* start The input *
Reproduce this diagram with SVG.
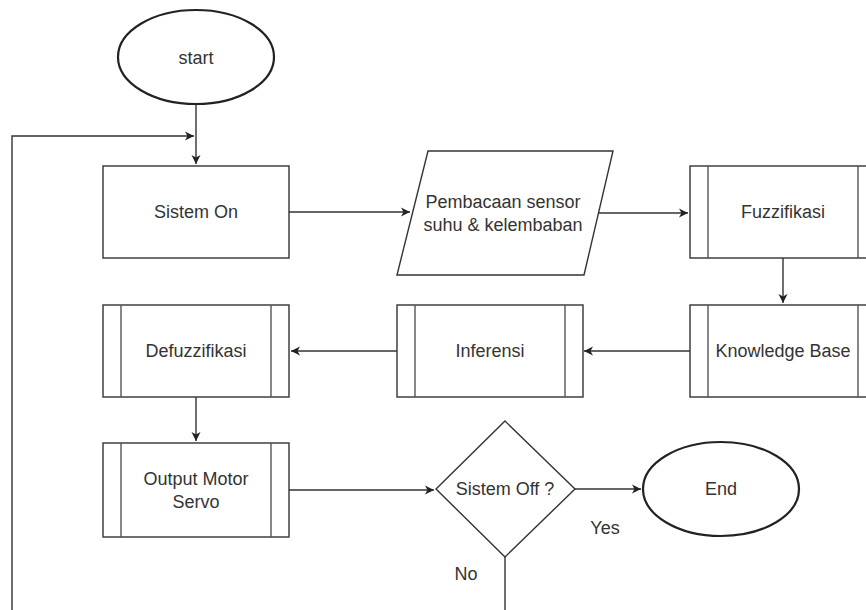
<svg xmlns="http://www.w3.org/2000/svg" width="866" height="610" viewBox="0 0 866 610">
<style>
.s{fill:#fff;stroke:#333;stroke-width:1.4}
.e{fill:#fff;stroke:#222;stroke-width:2.2}
.in{fill:none;stroke:#555;stroke-width:1.4}
.t{font-family:"Liberation Sans",Arial,sans-serif;font-size:18px;fill:#333;text-anchor:middle;dominant-baseline:central}
.c{fill:none;stroke:#333;stroke-width:1.4}
</style>
<defs>
<marker id="a" markerWidth="10" markerHeight="10" refX="9" refY="5" orient="auto" markerUnits="userSpaceOnUse">
<path d="M0,0.5 L9,5 L0,9.5 L2.5,5 Z" fill="#222"/>
</marker>
</defs>
<rect width="866" height="610" fill="#fff"/>
<g id="connectors">
<path class="c" d="M196,104 V164" marker-end="url(#a)"/>
<path class="c" d="M12,610 V136 H194" marker-end="url(#a)"/>
<path class="c" d="M289,212 H410" marker-end="url(#a)"/>
<path class="c" d="M599,213 H688" marker-end="url(#a)"/>
<path class="c" d="M783,258 V303" marker-end="url(#a)"/>
<path class="c" d="M690,351 H584" marker-end="url(#a)"/>
<path class="c" d="M397,351 H291" marker-end="url(#a)"/>
<path class="c" d="M196,397 V441" marker-end="url(#a)"/>
<path class="c" d="M289,490 H434" marker-end="url(#a)"/>
<path class="c" d="M575,489 H641" marker-end="url(#a)"/>
<path class="c" d="M505,557 V610"/>
<text class="t" x="605" y="528">Yes</text>
<text class="t" x="466" y="574">No</text>
</g>
<g id="start">
<ellipse class="e" cx="196" cy="57" rx="78" ry="47"/>
<text class="t" x="196" y="58">start</text>
</g>
<g id="sistem-on">
<rect class="s" x="103" y="166" width="186" height="92"/>
<text class="t" x="196" y="212">Sistem On</text>
</g>
<g id="pembacaan">
<polygon class="s" points="428,151 613,151 584,275 397,275"/>
<text class="t" x="503" y="202">Pembacaan sensor</text>
<text class="t" x="503" y="225">suhu &amp; kelembaban</text>
</g>
<g id="fuzzifikasi">
<rect class="s" x="690" y="166" width="186" height="92"/>
<path class="in" d="M708,166 V258 M858,166 V258"/>
<text class="t" x="783" y="212">Fuzzifikasi</text>
</g>
<g id="knowledge-base">
<rect class="s" x="690" y="305" width="186" height="92"/>
<path class="in" d="M708,305 V397 M858,305 V397"/>
<text class="t" x="783" y="351">Knowledge Base</text>
</g>
<g id="inferensi">
<rect class="s" x="397" y="305" width="186" height="92"/>
<path class="in" d="M415,305 V397 M565,305 V397"/>
<text class="t" x="490" y="351">Inferensi</text>
</g>
<g id="defuzzifikasi">
<rect class="s" x="103" y="305" width="186" height="92"/>
<path class="in" d="M121,305 V397 M271,305 V397"/>
<text class="t" x="196" y="351">Defuzzifikasi</text>
</g>
<g id="output">
<rect class="s" x="103" y="443" width="186" height="94"/>
<path class="in" d="M121,443 V537 M271,443 V537"/>
<text class="t" x="196" y="479">Output Motor</text>
<text class="t" x="196" y="502">Servo</text>
</g>
<g id="sistem-off">
<polygon class="s" points="505,421 575,489 505,557 436,489"/>
<text class="t" x="505" y="489">Sistem Off ?</text>
</g>
<g id="end">
<ellipse class="e" cx="721" cy="489" rx="78" ry="47"/>
<text class="t" x="721" y="489">End</text>
</g>
</svg>
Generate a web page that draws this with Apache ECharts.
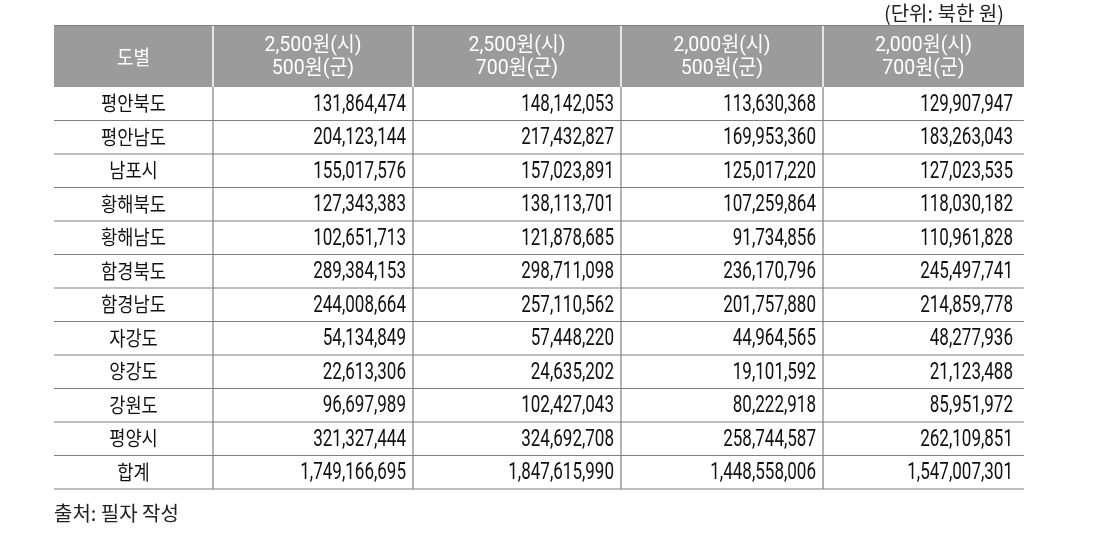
* end The input *
Your goal >> Every entry above is to be set down exactly; the pictures are to be left out.

Result for this task >>
Reproduce this diagram with SVG.
<svg xmlns="http://www.w3.org/2000/svg" width="866" height="610" viewBox="0 0 866 610">
<style>
.s{fill:#fff;stroke:#333;stroke-width:1.4}
.e{fill:#fff;stroke:#222;stroke-width:2.2}
.in{fill:none;stroke:#555;stroke-width:1.4}
.t{font-family:"Liberation Sans",Arial,sans-serif;font-size:18px;fill:#333;text-anchor:middle;dominant-baseline:central}
.c{fill:none;stroke:#333;stroke-width:1.4}
</style>
<defs>
<marker id="a" markerWidth="10" markerHeight="10" refX="9" refY="5" orient="auto" markerUnits="userSpaceOnUse">
<path d="M0,0.5 L9,5 L0,9.5 L2.5,5 Z" fill="#222"/>
</marker>
</defs>
<rect width="866" height="610" fill="#fff"/>
<g id="connectors">
<path class="c" d="M196,104 V164" marker-end="url(#a)"/>
<path class="c" d="M12,610 V136 H194" marker-end="url(#a)"/>
<path class="c" d="M289,212 H410" marker-end="url(#a)"/>
<path class="c" d="M599,213 H688" marker-end="url(#a)"/>
<path class="c" d="M783,258 V303" marker-end="url(#a)"/>
<path class="c" d="M690,351 H584" marker-end="url(#a)"/>
<path class="c" d="M397,351 H291" marker-end="url(#a)"/>
<path class="c" d="M196,397 V441" marker-end="url(#a)"/>
<path class="c" d="M289,490 H434" marker-end="url(#a)"/>
<path class="c" d="M575,489 H641" marker-end="url(#a)"/>
<path class="c" d="M505,557 V610"/>
<text class="t" x="605" y="528">Yes</text>
<text class="t" x="466" y="574">No</text>
</g>
<g id="start">
<ellipse class="e" cx="196" cy="57" rx="78" ry="47"/>
<text class="t" x="196" y="58">start</text>
</g>
<g id="sistem-on">
<rect class="s" x="103" y="166" width="186" height="92"/>
<text class="t" x="196" y="212">Sistem On</text>
</g>
<g id="pembacaan">
<polygon class="s" points="428,151 613,151 584,275 397,275"/>
<text class="t" x="503" y="202">Pembacaan sensor</text>
<text class="t" x="503" y="225">suhu &amp; kelembaban</text>
</g>
<g id="fuzzifikasi">
<rect class="s" x="690" y="166" width="186" height="92"/>
<path class="in" d="M708,166 V258 M858,166 V258"/>
<text class="t" x="783" y="212">Fuzzifikasi</text>
</g>
<g id="knowledge-base">
<rect class="s" x="690" y="305" width="186" height="92"/>
<path class="in" d="M708,305 V397 M858,305 V397"/>
<text class="t" x="783" y="351">Knowledge Base</text>
</g>
<g id="inferensi">
<rect class="s" x="397" y="305" width="186" height="92"/>
<path class="in" d="M415,305 V397 M565,305 V397"/>
<text class="t" x="490" y="351">Inferensi</text>
</g>
<g id="defuzzifikasi">
<rect class="s" x="103" y="305" width="186" height="92"/>
<path class="in" d="M121,305 V397 M271,305 V397"/>
<text class="t" x="196" y="351">Defuzzifikasi</text>
</g>
<g id="output">
<rect class="s" x="103" y="443" width="186" height="94"/>
<path class="in" d="M121,443 V537 M271,443 V537"/>
<text class="t" x="196" y="479">Output Motor</text>
<text class="t" x="196" y="502">Servo</text>
</g>
<g id="sistem-off">
<polygon class="s" points="505,421 575,489 505,557 436,489"/>
<text class="t" x="505" y="489">Sistem Off ?</text>
</g>
<g id="end">
<ellipse class="e" cx="721" cy="489" rx="78" ry="47"/>
<text class="t" x="721" y="489">End</text>
</g>
</svg>
Generate a web page that draws this with Apache ECharts.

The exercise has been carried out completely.